Since we can make c arbitrarily close to 1, the extra term c' \lambda can push this expectation to exceed 1 for any choice of \lambda, and this leads to the desired bound (5) for any \lambda > 0.  (The subsequent improvement to (5) proceeds by enlarging k substantially, and by a preliminary sieving of the small primes, but we will not discuss these technical details here.)

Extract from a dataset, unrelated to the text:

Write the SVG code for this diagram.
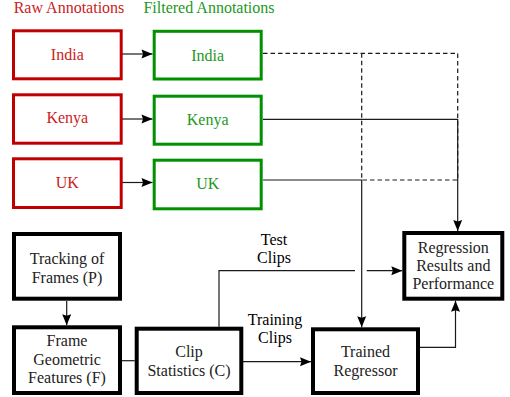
<svg xmlns="http://www.w3.org/2000/svg" width="510" height="397" viewBox="0 0 510 397" font-family="'Liberation Serif', 'Times New Roman', 'DejaVu Serif', serif">
<style>
text{font-family:'Liberation Serif','Times New Roman','DejaVu Serif',serif;font-size:16px;text-anchor:middle}
.raw rect{fill:#fff;stroke:#c00000;stroke-width:3}
.raw text{fill:#cc2222}
.fil rect{fill:#fff;stroke:#009000;stroke-width:3}
.fil text{fill:#229922}
.blk rect{fill:#fff;stroke:#000;stroke-width:4}
.blk text{fill:#222}
.c{fill:none;stroke:#1a1a1a;stroke-width:1.2}
.d{stroke-dasharray:4.5,3}
.a{marker-end:url(#ah)}
</style>
<defs>
<marker id="ah" markerUnits="userSpaceOnUse" markerWidth="12" markerHeight="10" refX="11" refY="4.5" orient="auto" overflow="visible">
<path d="M0,0 L11,4.5 L0,9 L1.5,4.5 z" fill="#000"/>
</marker>
</defs>
<rect width="510" height="397" fill="#fff"/>
<text x="69" y="13" style="fill:#cc2222">Raw Annotations</text>
<text x="209" y="13" style="fill:#229922">Filtered Annotations</text>

<g id="connectors">
<path class="c a" d="M122,54 H152.5"/>
<path class="c a" d="M122,119 H152.5"/>
<path class="c a" d="M122,182.5 H152.5"/>
<path class="c d" d="M263,53.3 H457.7 V180"/>
<path class="c d" d="M361.7,53.3 V180 H457.7"/>
<path class="c a" d="M263,119.3 H457.7 V231"/>
<path class="c a" d="M263,180 H361.7 V327.3"/>
<path class="c a" d="M66.7,301 V325.3"/>
<path class="c" d="M122,360.7 H134.7"/>
<path class="c a" d="M243,361.7 H311"/>
<path class="c" d="M219,326.7 V270.7 H355"/>
<path class="c a" d="M366.7,270.7 H402.3"/>
<path class="c a" d="M420,347.3 H455.5 V300.7"/>
<text x="274" y="245">Test</text>
<text x="274" y="262.7">Clips</text>
<text x="275" y="325">Training</text>
<text x="275" y="343">Clips</text>
</g>

<g id="raw-india" class="raw"><rect x="13.5" y="30.8" width="107.7" height="48"/><text x="67.3" y="60">India</text></g>
<g id="raw-kenya" class="raw"><rect x="13.5" y="94.8" width="107.7" height="48.4"/><text x="67.3" y="123.3">Kenya</text></g>
<g id="raw-uk" class="raw"><rect x="13.5" y="158.8" width="107.7" height="48.7"/><text x="67.3" y="187.7">UK</text></g>

<g id="fil-india" class="fil"><rect x="154.2" y="31.3" width="107" height="47.7"/><text x="207.7" y="61">India</text></g>
<g id="fil-kenya" class="fil"><rect x="154.2" y="96.2" width="107" height="48"/><text x="207.7" y="124.7">Kenya</text></g>
<g id="fil-uk" class="fil"><rect x="154.2" y="160.2" width="107" height="48.6"/><text x="207.7" y="189.3">UK</text></g>

<g id="tracking" class="blk"><rect x="14" y="234" width="106" height="64.7"/><text x="67" y="264">Tracking of</text><text x="67" y="283">Frames (P)</text></g>
<g id="geometric" class="blk"><rect x="14" y="327.3" width="106" height="65.7"/><text x="67" y="346">Frame</text><text x="67" y="364.5">Geometric</text><text x="67" y="383">Features (F)</text></g>
<g id="clipstats" class="blk"><rect x="136.7" y="328.7" width="104.6" height="64.3"/><text x="189" y="357">Clip</text><text x="189" y="375.5">Statistics (C)</text></g>
<g id="trained" class="blk"><rect x="313" y="329.3" width="105" height="63.7"/><text x="365.5" y="357.3">Trained</text><text x="365.5" y="375.5">Regressor</text></g>
<g id="results" class="blk"><rect x="404.3" y="233" width="98" height="65.7"/><text x="453.3" y="252.7">Regression</text><text x="453.3" y="271">Results and</text><text x="453.3" y="289.3">Performance</text></g>
</svg>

It is tempting to continue to optimise these methods to improve the various constants, and I would imagine that the bound of 16, in particular, can be lowered somewhat (still assuming the Elliott-Halberstam conjecture).  But there seems to be a significant obstacle to pushing things all the way to 2.  Indeed, the parity problem tells us that for any reasonable definition of “almost prime” which is amenable to sieve theory, the primes themselves can have density at most 1/2 in these almost primes.  Since we need the density to exceed 1/k in order for the above argument to work, it is necessary to play with at least three numbers (e.g. n, n+2, n+6), which forces the bound on the prime gaps to be at least 6.  (Indeed, this bound has been obtained for semiprimes – which are subject to the same parity problem restriction as primes, but are slightly better distributed – by Goldston, Graham, Pintz, and Yıldırım.)  But it may be that a combination of these techniques with some substantially new ideas may push things even further.